Hacker News new | ask | show | jobs
by blhack 3315 days ago
>If you type a lot over a prolonged period of time, yes. If you type in short bursts (like most programmers), no, mechanicals are actually useful.

Is this really how most programmers work, though? When I'm learning a new language or tool, sure, but after that it's mostly just the activity of writing the code.

1 comments

> Is this really how most programmers work, though?

Yes, well, I guess it depends on how mundane the coding is. It is possible that a programmer spends a lot of time typing and not a lot of time thinking, but then it is probably brain dead boilerplate that should have been automated somehow.

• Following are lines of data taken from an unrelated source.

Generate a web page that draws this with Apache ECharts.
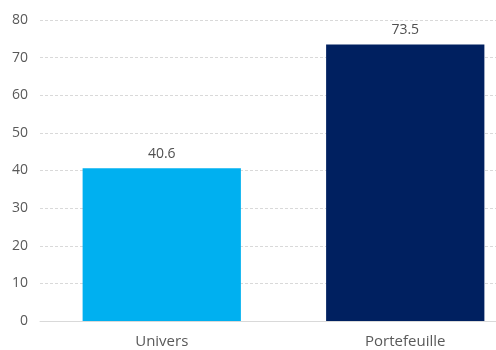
<!DOCTYPE html>
<html><head><meta charset="utf-8">
<script src="https://cdn.jsdelivr.net/npm/echarts@6/dist/echarts.min.js"></script>
<style>html,body{margin:0;padding:0;background:#fff;overflow:hidden;width:496px;height:350px}#c{width:530px;height:350px}</style>
</head><body><div id="c"></div>
<script>
const categories = ['Univers', 'Portefeuille'];
const values = [40.6, 73.5];
const colors = ['#00B0F0', '#002060'];
const chart = echarts.init(document.getElementById('c'));
chart.setOption({
  animation: false,
  textStyle: {fontFamily: 'Open Sans'},
  grid: {left: 40, top: 20, width: 487, height: 301, containLabel: false},
  xAxis: {
    type: 'category', data: categories,
    axisLine: {lineStyle: {color: '#d9d9d9', width: 1}},
    axisTick: {show: false},
    axisLabel: {color: '#595959', fontSize: 15, margin: 13}
  },
  yAxis: {
    type: 'value', min: 0, max: 80, interval: 10,
    axisLine: {show: false}, axisTick: {show: false},
    splitLine: {lineStyle: {color: '#d9d9d9', type: [3, 2]}},
    axisLabel: {color: '#595959', fontSize: 14, margin: 12}
  },
  series: [{
    type: 'bar', barCategoryGap: '35%',
    data: values.map((v, i) => ({value: v, itemStyle: {color: colors[i]}})),
    label: {show: true, position: 'top', color: '#505050', fontSize: 14, distance: 7}
  }]
});
</script></body></html>
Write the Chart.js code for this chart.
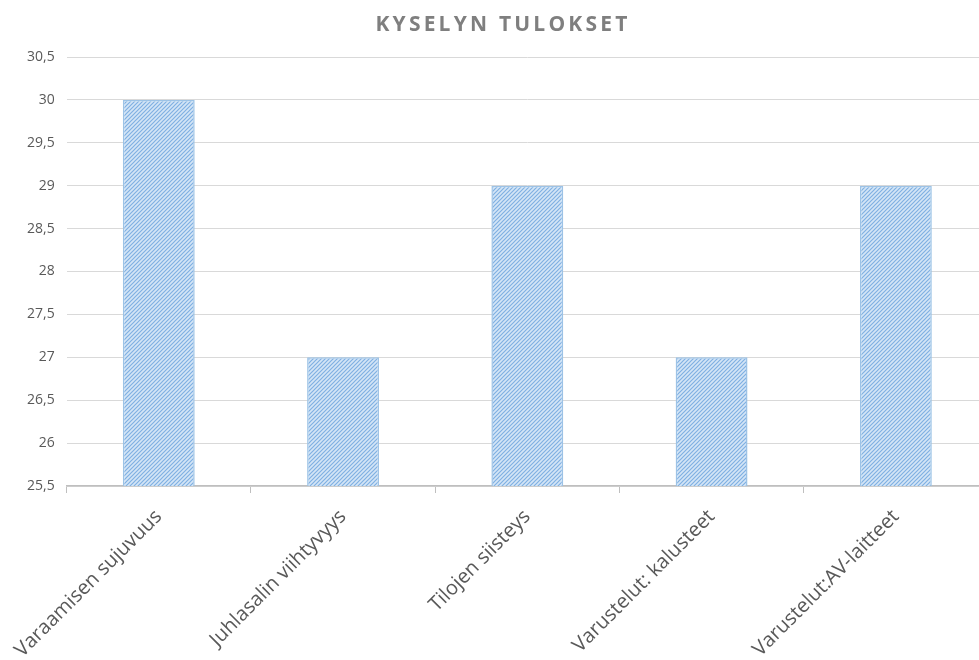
<!DOCTYPE html>
<html>
<head>
<meta charset="utf-8">
<script src="https://cdn.jsdelivr.net/npm/chart.js@4"></script>
<style>
  html, body { margin: 0; padding: 0; background: #fff; overflow: hidden; }
  #wrap { position: relative; width: 988px; height: 660px; }
  #otsikko {
    position: absolute; left: 0; top: 9px; width: 1006px; text-align: center;
    font: bold 21px "Open Sans", sans-serif; color: #7f7f7f; letter-spacing: 3.2px;
  }
</style>
</head>
<body>
<div id="wrap">
  <div id="otsikko">KYSELYN TULOKSET</div>
  <canvas id="kysely"></canvas>
</div>
<script>
// kyselyn data
const kategoriat = ['Varaamisen sujuvuus', 'Juhlasalin viihtyvyys', 'Tilojen siisteys', 'Varustelut: kalusteet', 'Varustelut:AV-laitteet'];
const tulokset = [30, 27, 29, 27, 29];
const yMin = 25.5;
const yMax = 30.5;
const yAskel = 0.5;

const harmaaTeksti = '#595959';
const viivaVari = '#d9d9d9';
const akseliVari = '#bfbfbf';

// vinoviivakuvio pylväisiin
function vinoKuvio() {
    const c = document.createElement('canvas');
    c.width = 4; c.height = 4;
    const g = c.getContext('2d');
    g.fillStyle = '#d4e5f6';
    g.fillRect(0, 0, 4, 4);
    g.strokeStyle = '#7fb0e2';
    g.lineWidth = 1.2;
    g.beginPath();
    g.moveTo(-1, 5); g.lineTo(5, -1);
    g.moveTo(-1, 1); g.lineTo(1, -1);
    g.moveTo(3, 5); g.lineTo(5, 3);
    g.stroke();
    return g.createPattern(c, 'repeat');
}

new Chart(document.getElementById('kysely'), {
    type: 'bar',
    data: {
        labels: kategoriat,
        datasets: [{
            data: tulokset,
            backgroundColor: vinoKuvio(),
            borderColor: '#9dc3e6',
            borderWidth: 1.5,
            categoryPercentage: 1,
            barPercentage: 0.39
        }]
    },
    options: {
        responsive: true,
        maintainAspectRatio: false,
        animation: false,
        layout: { padding: { top: 57, right: 0, bottom: 0, left: 0 } },
        plugins: {
            legend: { display: false },
            tooltip: { enabled: false }
        },
        scales: {
            x: {
                afterFit: (s) => { s.height = 174; },
                grid: {
                    offset: true,
                    drawOnChartArea: false,
                    drawTicks: true,
                    tickLength: 7,
                    color: akseliVari
                },
                border: { color: akseliVari, width: 1.5 },
                ticks: {
                    color: harmaaTeksti,
                    font: { family: '"Open Sans", sans-serif', size: 20 },
                    minRotation: 45,
                    maxRotation: 45,
                    autoSkip: false,
                    padding: 12
                }
            },
            y: {
                min: yMin,
                max: yMax,
                afterFit: (s) => { s.width = 65; },
                grid: { color: viivaVari, drawTicks: false },
                border: { display: false },
                ticks: {
                    stepSize: yAskel,
                    padding: 12,
                    color: harmaaTeksti,
                    font: { family: '"Open Sans", sans-serif', size: 14 },
                    callback: (v) => String(v).replace('.', ',')
                }
            }
        }
    }
});
</script>
</body>
</html>
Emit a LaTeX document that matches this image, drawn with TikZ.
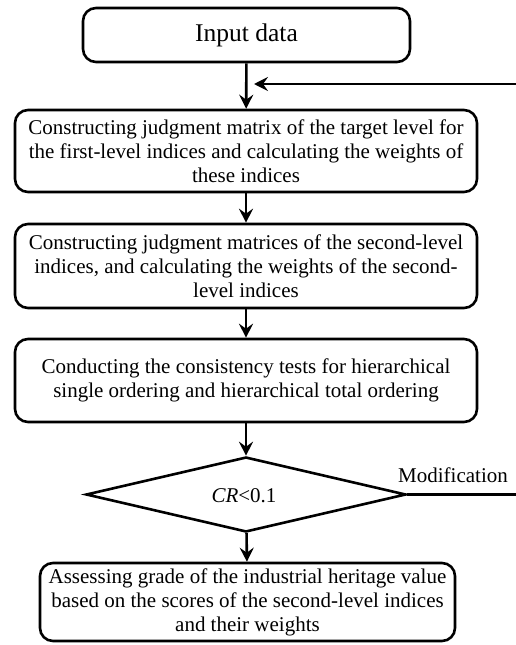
\documentclass[tikz,border=0pt]{standalone}
\usepackage{fontspec}
\setmainfont{Liberation Serif}
\usetikzlibrary{shapes.geometric,arrows.meta}
\begin{document}
\begin{tikzpicture}[x=1pt,y=-1pt,
  box/.style={draw,line width=2.6pt,rounded corners=13pt,inner sep=0pt,align=center,
    font=\fontsize{21}{24}\selectfont},
  flow/.style={line width=2.6pt,-{Stealth[length=14pt,width=14pt,inset=5pt]}},
  plain/.style={line width=2.6pt}]
\useasboundingbox (0,0) rectangle (516,645);
\node[box,minimum width=327pt,minimum height=54pt,font=\fontsize{25.5}{28}\selectfont] (in) at (246.5,35) {Input data};
\node[box,minimum width=462pt,minimum height=82pt] (b1) at (246,151)
  {Constructing judgment matrix of the target level for\\the first-level indices and calculating the weights of\\these indices};
\node[box,minimum width=462pt,minimum height=84pt] (b2) at (246,266)
  {Constructing judgment matrices of the second-level\\indices, and calculating the weights of the second-\\level indices};
\node[box,minimum width=462pt,minimum height=83pt] (b3) at (246,380.5)
  {Conducting the consistency tests for hierarchical\\single ordering and hierarchical total ordering};
\node[draw,diamond,line width=2.6pt,inner sep=0pt,minimum width=320pt,minimum height=75pt,
  font=\fontsize{21}{24}\selectfont] (dia) at (246,494.5) {};
\node[font=\fontsize{21}{24}\selectfont] (cr) at (244,496) {\textit{CR}<0.1};
\node[box,minimum width=415pt,minimum height=78pt] (b4) at (247.5,602)
  {Assessing grade of the industrial heritage value\\based on the scores of the second-level indices\\and their weights};
\node[anchor=base west,inner sep=0pt,font=\fontsize{21}{24}\selectfont] (mod) at (398,482) {Modification};
\coordinate (fbR) at (517,494.5);
\coordinate (fbT) at (517,84);
\coordinate (fbEnd) at (254,84);
\draw[flow] (in) -- (b1);
\draw[flow] (b1) -- (b2);
\draw[flow] (b2) -- (b3);
\draw[flow] (b3) -- (dia);
\draw[flow] (dia) -- (b4);
\draw[plain] (dia.east) -- (fbR);
\draw[flow] (fbT) -- (fbEnd);
\end{tikzpicture}
\end{document}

> When I'm learning a new language or tool, sure, but after that it's mostly just the activity of writing the code.

I guess it depends on what you mean by "writing code".

See: https://news.ycombinator.com/item?id=2039522

Look, I'm not trying to get into an argument with you here, but:

1) You are not an authority on all programmers, or even most programmers.

2) The primary way that programmers express their work is by typing. The idea that programmers don't do very much typing, or that typing comfort/safety isn't relevant to programers is demonstrably absurd.

>"it is probably brain dead boilerplate that should have been automated somehow."

3) This thinly veiled derision is, imho, not constructive/rude. Do you consider the linux kernal "brain dead boilerplate"? Just some quick googling shows that the per developer code contribution is about 11,000 loc per release. That is code that was in the release, and doesn't even account for code that was typed, then removed, then retyped, etc.

Believe whatever you want, but I find the idea that programmers somehow don't need to care about ergonomics extremely shortsighted.

Again, there is plenty of opinion that programming is much more thinking than typing. Any programmer who says they code at even 20 wpm is probably BSing, or are caught doing a lot of transcription work.

You can write 11K lines of code without continuously typing a lot, especially over a few weeks.